» **Input for this task**:
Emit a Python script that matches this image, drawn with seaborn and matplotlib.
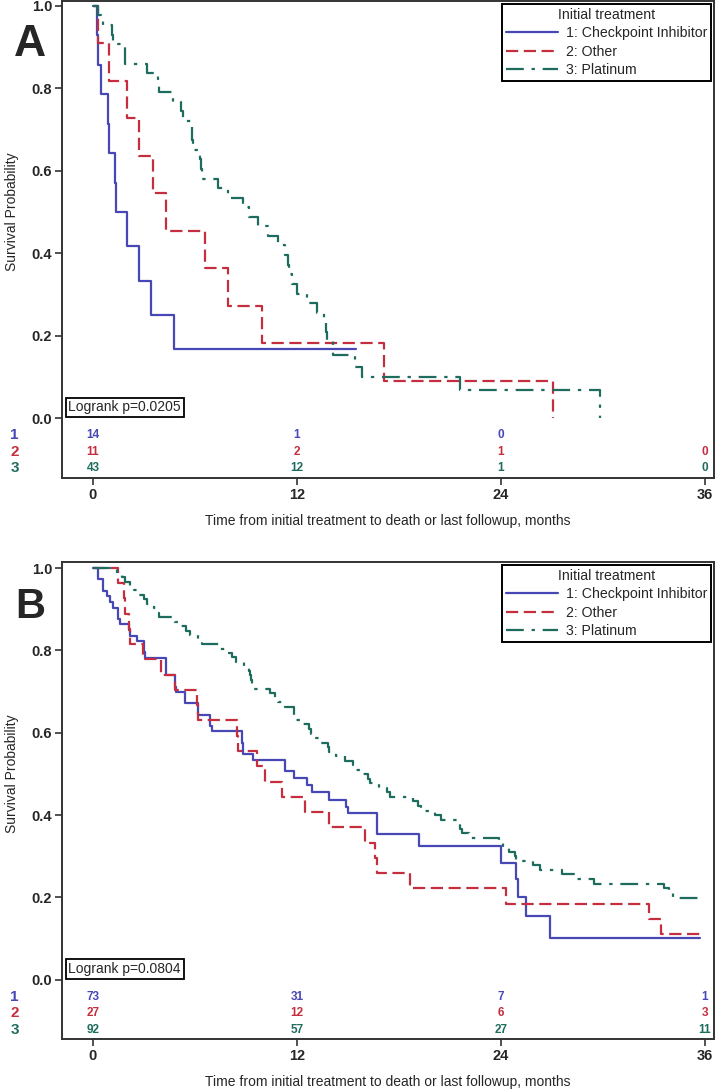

* * *

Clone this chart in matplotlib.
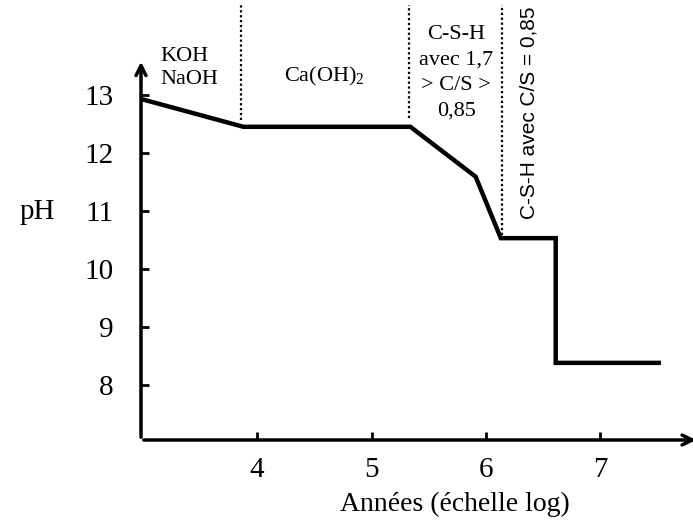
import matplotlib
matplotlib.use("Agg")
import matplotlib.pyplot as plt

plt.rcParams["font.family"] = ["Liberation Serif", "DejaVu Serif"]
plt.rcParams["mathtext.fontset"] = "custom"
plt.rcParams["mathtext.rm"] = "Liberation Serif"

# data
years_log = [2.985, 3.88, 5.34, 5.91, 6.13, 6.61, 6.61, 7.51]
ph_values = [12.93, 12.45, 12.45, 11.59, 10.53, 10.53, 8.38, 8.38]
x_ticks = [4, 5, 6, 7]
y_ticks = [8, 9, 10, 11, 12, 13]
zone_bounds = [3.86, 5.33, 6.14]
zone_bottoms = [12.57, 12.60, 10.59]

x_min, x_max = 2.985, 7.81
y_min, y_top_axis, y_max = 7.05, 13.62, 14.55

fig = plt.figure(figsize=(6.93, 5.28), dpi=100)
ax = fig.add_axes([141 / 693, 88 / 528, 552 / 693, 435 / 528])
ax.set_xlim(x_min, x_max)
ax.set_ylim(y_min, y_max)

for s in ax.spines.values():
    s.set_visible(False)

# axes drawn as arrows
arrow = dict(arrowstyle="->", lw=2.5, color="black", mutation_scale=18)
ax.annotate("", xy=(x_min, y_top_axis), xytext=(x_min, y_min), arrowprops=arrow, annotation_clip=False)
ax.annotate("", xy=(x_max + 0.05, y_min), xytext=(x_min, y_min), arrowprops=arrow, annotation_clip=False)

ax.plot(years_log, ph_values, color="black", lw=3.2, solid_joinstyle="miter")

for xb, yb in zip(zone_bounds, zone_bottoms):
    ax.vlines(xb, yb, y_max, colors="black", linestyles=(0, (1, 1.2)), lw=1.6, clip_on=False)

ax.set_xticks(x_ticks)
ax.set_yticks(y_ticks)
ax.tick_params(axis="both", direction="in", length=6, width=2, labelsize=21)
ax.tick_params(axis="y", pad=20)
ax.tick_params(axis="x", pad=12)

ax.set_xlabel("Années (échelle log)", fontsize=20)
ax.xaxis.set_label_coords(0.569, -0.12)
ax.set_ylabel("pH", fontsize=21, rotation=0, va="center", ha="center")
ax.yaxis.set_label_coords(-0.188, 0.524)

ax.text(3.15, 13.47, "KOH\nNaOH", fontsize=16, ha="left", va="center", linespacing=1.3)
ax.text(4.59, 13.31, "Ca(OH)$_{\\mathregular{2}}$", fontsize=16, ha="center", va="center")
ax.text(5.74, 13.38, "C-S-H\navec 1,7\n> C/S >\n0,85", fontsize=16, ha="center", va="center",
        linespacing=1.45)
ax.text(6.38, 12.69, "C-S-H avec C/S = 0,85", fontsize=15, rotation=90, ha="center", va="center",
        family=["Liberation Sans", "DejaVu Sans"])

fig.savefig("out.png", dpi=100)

--

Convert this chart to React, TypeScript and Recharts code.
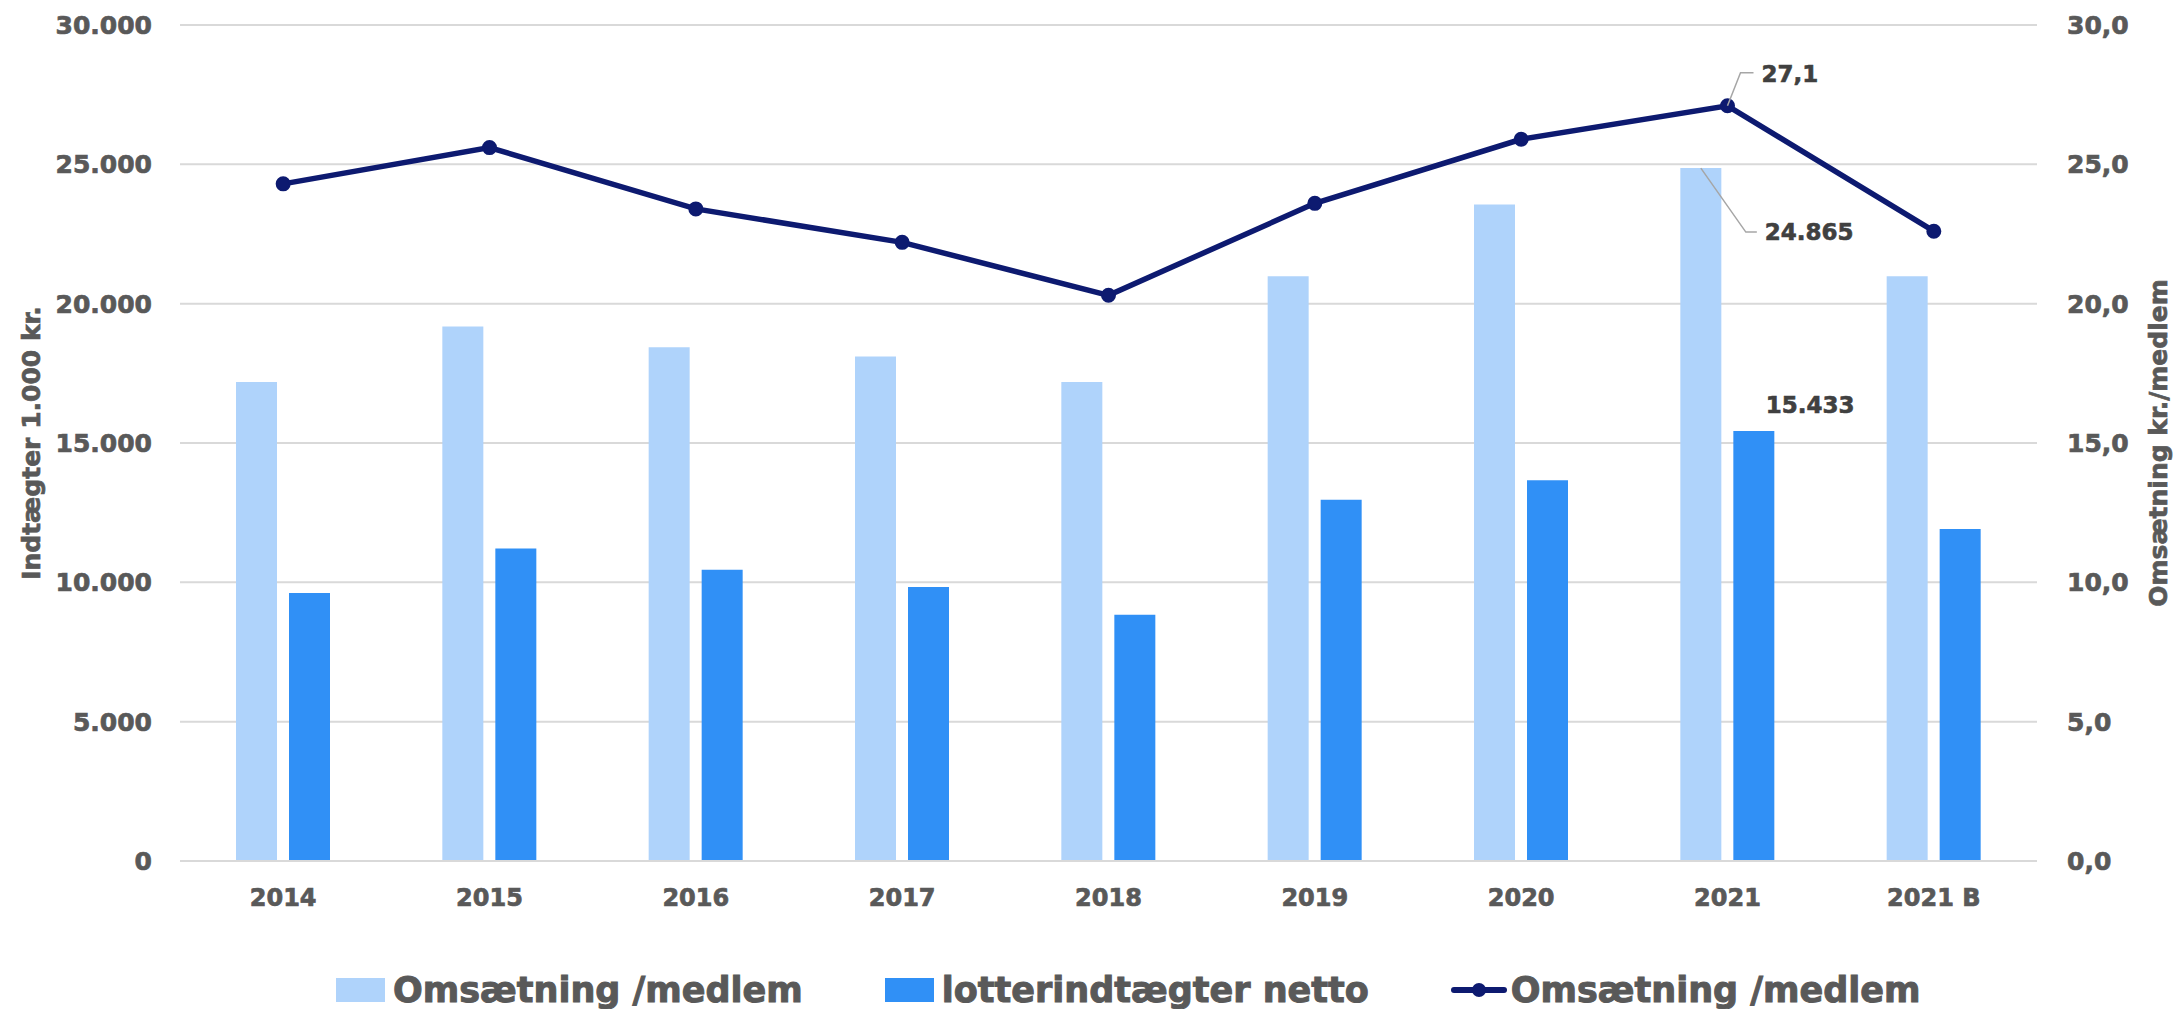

» **Work to do**:
Scan the material above. Copy each line where "matplotlib" occurs.

» **Result of this task**:
Emit a Python script that matches this image, drawn with seaborn and matplotlib.
Clone this chart in matplotlib.
import matplotlib
matplotlib.use("Agg")
import matplotlib.pyplot as plt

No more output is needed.